De deux pays aussi russophiles qu’indispensables à la Russie, Vladimir Poutine a su faire ainsi, en un tour de main, deux nations russophobes aspirant désormais à s’intégrer au monde occidental avec la même ardeur qu’hier les Baltes. Avant l’annexion de la Crimée, une écrasante majorité des Ukrainiens rejetait l’idée d’une entrée dans l’Otan. Une écrasante majorité d’entre eux y adhère aujourd’hui alors même que cela ne réjouit ni l’Union européenne qui se serait bien passée d’une telle tension avec la Russie ni les Etats-Unis qui, depuis le second mandat de Georges Bush, depuis près de vingt ans maintenant, souhaitent se retirer du théâtre européen pour relever le défi chinois en concentrant leurs forces en Asie.
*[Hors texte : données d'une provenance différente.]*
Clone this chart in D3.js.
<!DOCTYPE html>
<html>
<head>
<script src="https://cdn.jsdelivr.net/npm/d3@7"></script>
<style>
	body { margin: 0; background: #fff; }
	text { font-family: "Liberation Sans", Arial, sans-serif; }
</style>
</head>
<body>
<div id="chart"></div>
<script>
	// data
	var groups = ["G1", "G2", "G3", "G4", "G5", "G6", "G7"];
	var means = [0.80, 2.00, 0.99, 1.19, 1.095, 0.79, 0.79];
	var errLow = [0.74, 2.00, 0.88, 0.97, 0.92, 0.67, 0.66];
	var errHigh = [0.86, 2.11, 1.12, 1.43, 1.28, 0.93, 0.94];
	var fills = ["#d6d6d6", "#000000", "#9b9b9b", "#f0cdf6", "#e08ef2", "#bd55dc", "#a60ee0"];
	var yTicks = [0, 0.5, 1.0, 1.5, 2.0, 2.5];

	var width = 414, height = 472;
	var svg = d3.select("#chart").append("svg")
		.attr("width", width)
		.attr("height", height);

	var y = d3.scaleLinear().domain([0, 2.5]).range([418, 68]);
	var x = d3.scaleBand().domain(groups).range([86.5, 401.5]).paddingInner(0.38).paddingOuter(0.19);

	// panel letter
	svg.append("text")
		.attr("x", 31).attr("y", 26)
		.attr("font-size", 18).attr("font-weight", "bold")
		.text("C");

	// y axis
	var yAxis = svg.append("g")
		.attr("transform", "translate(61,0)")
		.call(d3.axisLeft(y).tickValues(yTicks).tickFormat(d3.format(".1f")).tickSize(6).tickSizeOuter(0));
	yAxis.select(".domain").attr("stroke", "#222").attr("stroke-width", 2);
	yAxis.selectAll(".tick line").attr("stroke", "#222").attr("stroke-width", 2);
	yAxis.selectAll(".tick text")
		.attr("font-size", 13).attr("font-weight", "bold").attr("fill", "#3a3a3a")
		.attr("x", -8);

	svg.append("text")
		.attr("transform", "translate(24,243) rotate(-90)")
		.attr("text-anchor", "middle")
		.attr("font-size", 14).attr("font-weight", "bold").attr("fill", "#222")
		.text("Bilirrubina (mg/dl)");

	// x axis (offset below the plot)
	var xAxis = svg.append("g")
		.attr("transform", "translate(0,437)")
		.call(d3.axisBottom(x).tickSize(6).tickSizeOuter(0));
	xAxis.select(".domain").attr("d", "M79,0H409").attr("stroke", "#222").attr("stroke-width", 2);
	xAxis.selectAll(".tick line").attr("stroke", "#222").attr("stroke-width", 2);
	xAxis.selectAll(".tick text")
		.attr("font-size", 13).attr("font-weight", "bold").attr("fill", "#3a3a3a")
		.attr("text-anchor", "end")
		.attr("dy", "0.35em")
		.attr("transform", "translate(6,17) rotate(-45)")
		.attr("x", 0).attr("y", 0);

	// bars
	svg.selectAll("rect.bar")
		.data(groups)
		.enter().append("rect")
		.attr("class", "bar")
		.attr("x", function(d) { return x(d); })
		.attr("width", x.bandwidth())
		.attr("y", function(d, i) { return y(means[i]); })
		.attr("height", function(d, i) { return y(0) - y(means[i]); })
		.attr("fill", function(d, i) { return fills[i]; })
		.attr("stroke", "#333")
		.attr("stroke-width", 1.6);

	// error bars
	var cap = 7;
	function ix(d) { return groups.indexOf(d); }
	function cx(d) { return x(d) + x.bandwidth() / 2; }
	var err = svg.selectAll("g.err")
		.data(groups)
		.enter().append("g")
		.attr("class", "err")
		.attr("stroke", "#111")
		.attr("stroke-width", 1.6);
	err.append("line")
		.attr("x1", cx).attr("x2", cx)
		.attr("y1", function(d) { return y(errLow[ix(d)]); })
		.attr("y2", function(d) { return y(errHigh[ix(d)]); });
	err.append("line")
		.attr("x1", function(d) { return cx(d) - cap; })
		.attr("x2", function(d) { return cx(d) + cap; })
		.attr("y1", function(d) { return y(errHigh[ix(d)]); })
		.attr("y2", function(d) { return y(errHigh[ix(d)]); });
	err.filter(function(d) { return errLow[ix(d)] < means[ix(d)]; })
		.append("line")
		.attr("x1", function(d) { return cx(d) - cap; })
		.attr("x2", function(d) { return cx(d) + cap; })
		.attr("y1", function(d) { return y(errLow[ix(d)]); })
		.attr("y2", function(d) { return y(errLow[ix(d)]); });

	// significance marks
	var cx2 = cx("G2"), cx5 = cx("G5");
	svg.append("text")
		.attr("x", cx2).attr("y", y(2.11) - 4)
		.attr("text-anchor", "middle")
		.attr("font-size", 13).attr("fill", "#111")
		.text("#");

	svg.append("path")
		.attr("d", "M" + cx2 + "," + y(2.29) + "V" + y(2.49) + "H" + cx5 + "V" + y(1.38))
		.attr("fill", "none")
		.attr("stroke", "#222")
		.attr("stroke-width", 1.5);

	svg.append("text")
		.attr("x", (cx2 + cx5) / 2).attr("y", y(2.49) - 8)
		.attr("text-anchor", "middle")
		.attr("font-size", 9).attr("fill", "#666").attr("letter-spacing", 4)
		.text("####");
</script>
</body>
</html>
Avec une once de lucidité sur cette nouvelle donne, M. Poutine aurait pu se féliciter de voir les Etats-Unis opérer d’eux-mêmes ce « découplage » des deux rives de l’Atlantique auquel le Kremlin avait vainement œuvré depuis les tout débuts de la Guerre froide. Avec deux doigts d’intelligence politique, il aurait pu comprendre l’immense profit économique et diplomatique que la Russie et lui-même pouvaient en tirer. Il lui aurait suffi pour cela de tendre la main à l’Union européenne, aux Ukrainiens et aux Bélarusses mais non !

Tout ce qui intéressait cet homme du passé était de brandir la menace d’une guerre dans l’illusoire espoir de rendre à la Russie la place qu’elle avait eue dans un siècle qui n’est plus. Tout ce à quoi cet aveugle est ainsi parvenu est à contraindre les Etats-Unis de revenir dans le jeu européen, à redonner vie à l’Alliance atlantique et à resserrer les liens politiques des 27 Etats de l’Union européenne qui n’auront jamais été aussi proches que face à cette mobilisation des troupes russes.
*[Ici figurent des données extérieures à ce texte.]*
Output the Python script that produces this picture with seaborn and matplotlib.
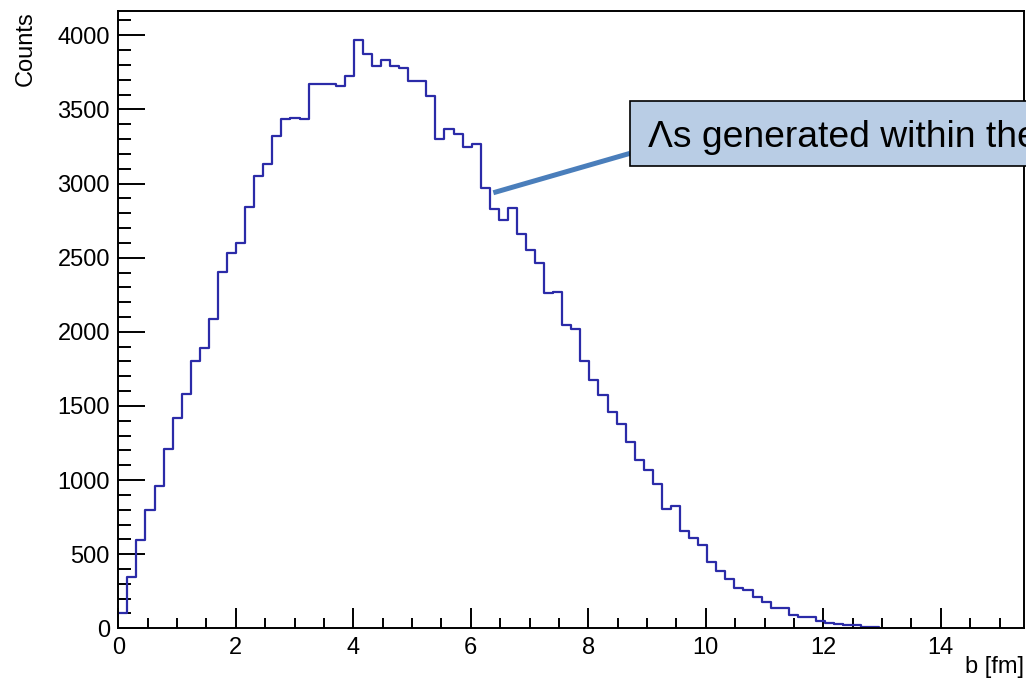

Oui, dira-t-on, mais la force, la violence et la guerre pèsent en faveur de ceux qui ne craignent pas d’y recourir. Vladimir Poutine est de ceux-là, ajoute-t-on avec horreur ou admiration, et les armes peuvent rendre à la Russie ce que Gorbatchev avait perdu en promouvant la démocratie et mettant fin à la Guerre froide.
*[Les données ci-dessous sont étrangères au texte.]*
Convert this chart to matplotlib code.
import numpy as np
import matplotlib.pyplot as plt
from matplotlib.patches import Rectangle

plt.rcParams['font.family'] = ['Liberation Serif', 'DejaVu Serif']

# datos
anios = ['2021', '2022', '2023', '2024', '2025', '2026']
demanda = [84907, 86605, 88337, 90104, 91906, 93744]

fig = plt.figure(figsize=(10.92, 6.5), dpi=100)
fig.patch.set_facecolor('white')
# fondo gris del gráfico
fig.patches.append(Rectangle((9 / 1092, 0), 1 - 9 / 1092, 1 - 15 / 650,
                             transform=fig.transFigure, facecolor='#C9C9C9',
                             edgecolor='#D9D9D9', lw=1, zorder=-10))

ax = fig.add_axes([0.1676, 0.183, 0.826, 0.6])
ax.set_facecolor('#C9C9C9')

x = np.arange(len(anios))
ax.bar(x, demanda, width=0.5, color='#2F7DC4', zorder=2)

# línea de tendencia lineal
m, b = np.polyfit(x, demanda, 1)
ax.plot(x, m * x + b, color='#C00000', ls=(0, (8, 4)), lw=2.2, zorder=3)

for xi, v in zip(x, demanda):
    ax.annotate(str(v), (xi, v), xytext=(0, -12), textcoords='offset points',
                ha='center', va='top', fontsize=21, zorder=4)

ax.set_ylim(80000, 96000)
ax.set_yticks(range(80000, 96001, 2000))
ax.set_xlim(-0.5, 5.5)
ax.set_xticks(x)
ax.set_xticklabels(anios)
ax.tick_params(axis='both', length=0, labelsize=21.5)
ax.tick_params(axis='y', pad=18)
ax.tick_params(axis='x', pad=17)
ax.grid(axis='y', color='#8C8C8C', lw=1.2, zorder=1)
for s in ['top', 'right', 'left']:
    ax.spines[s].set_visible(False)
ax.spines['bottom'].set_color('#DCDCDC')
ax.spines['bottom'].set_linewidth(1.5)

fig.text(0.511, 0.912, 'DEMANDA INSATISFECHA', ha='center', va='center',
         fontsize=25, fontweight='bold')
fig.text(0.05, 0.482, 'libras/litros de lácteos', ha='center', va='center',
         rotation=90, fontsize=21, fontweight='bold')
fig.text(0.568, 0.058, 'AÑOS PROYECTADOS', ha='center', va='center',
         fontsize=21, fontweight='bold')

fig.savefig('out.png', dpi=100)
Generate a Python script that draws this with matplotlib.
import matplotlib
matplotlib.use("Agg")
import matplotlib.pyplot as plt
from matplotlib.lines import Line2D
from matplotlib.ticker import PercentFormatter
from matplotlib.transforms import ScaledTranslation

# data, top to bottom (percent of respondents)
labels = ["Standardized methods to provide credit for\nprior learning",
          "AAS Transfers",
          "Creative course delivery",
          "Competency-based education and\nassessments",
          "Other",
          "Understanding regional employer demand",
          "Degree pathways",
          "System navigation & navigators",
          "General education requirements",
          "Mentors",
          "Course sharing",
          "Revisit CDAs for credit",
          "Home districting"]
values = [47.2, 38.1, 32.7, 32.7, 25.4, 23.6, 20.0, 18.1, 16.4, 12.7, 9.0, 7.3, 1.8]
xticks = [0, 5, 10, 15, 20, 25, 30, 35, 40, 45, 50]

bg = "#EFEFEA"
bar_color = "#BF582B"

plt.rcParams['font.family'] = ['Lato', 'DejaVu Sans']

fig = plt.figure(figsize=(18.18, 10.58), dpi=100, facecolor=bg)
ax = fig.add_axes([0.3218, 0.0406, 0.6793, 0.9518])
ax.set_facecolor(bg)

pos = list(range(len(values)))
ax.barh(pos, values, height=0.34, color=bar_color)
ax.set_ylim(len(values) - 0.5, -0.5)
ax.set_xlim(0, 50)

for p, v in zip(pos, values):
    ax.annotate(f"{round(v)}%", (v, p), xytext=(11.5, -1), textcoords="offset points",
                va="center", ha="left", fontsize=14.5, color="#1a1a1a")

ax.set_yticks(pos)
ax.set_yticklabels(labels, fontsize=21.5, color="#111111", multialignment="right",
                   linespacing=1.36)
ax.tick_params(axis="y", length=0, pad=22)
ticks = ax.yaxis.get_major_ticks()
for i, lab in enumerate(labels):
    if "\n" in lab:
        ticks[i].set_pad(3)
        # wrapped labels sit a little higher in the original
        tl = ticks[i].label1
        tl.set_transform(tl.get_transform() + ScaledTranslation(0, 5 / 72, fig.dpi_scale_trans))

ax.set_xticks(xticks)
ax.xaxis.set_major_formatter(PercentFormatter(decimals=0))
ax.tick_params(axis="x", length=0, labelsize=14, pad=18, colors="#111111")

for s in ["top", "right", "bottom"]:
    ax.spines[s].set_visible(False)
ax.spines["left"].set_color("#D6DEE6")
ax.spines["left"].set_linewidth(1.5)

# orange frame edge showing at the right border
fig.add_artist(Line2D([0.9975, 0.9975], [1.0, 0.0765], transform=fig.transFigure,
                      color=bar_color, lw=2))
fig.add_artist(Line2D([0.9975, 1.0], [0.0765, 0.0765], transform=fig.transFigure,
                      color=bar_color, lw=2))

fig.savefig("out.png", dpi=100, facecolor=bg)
L’objection n’a rien d’infondé. Grâce à la guerre, Vladimir Poutine peut en effet reconquérir des territoires. Il l’a fait en Crimée en 2014 comme en Géorgie en 2008. Il le fait aujourd’hui dans le Donbass. Il peut même conquérir demain l’Ukraine tout entière mais une fois cela fait, une fois entré dans Kiev, comment éliminer une résistance armée et financée par les Occidentaux et, surtout, gouverner, nourrir et développer une nation haïssant la Russie comme jamais et regardant sans cesse plus vers l’Ouest comme les Bélarusses le font déjà ?

Cela lui serait d’autant plus difficile que de la Moldavie au Kazakhstan, de la Géorgie à l’Arménie, de la Kirghizie aux jeunes classes moyennes urbaines de la Russie post-soviétique, toute l’ancienne URSS, Russie comprise, est lasse des dictatures et envie les libertés, le développement économique et la sécurité que connaissent les pays devenus membres de l’Union européenne et de l’Alliance atlantique après être sortis du bloc soviétique. A tant manier les armes et si peu réfléchir, M. Poutine croit regagner le passé mais c’est son futur et celui de la Russie qu’il aura bientôt compromis.